Selain memprotes pemberlakuan Laporan Perhitungan Mandiri (LPM) tambahan, mereka juga memprotes terkait kenaikan tarif sewa lahan pelabuhan lantaran dianggap sangat tinggi. “Untuk sewa lahan ada kenaikan hampir 700 persen. Ada yang punya gudang sampai mau tutup karena nggak sanggup bayar,” ungkap Agustina.
“Harusnya pemerintah kalau mau terapin aturan itu satu-satu dulu. Jangan tumpang tindih terus seperti ini, tolong diperhatikan,” sambungnya.
Sementara itu, Ketua Solidaritas Nelayan Indonesia (SNI) Kabupaten Cilacap Edy Santoso menyampaikan, pihaknya akan melakukan audensi hingga melakukan aksi turun ke jalan apabila keluhan dari nelayan maupun pemilik kapal ini belum juga mendapat tanggapan.

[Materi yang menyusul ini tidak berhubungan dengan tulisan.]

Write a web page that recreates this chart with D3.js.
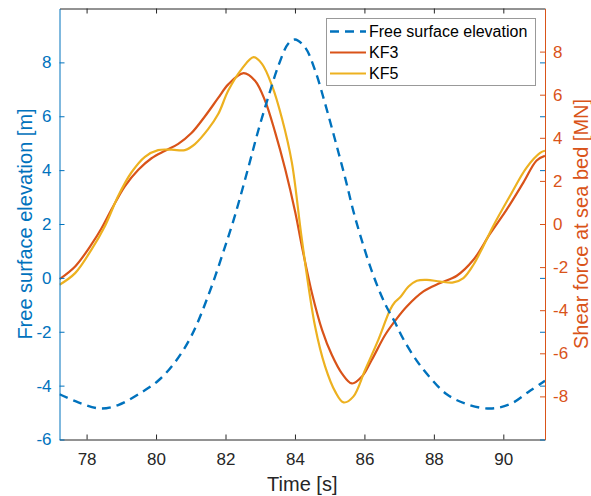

“Kalau nggak mendapat tanggapan, nanti kita akan ke DPRD, DPR RI. Saya juga mohon kepada Pak Prabowo untuk mendengarkan keluhan-keluhan dari para nelayan di Cilacap. Intinya kami pelaku usaha di perikanan merasa sangat berat dengan aturan-aturan pemerintah yang berubah-rubah ini,” kata pengusaha yang akrab disapa bos Edy ini.
Selain pemberlakuan Laporan Perhitungan Mandiri (LPM) tambahan dan kenaikan tarif sewa lahan pelabuhan, nelayan dan pemilik kapal juga menolak adanya penangkapan ikan terukur (PIT) dan kuota. Hal itu dianggap dapat menimbulkan konflik horizontal.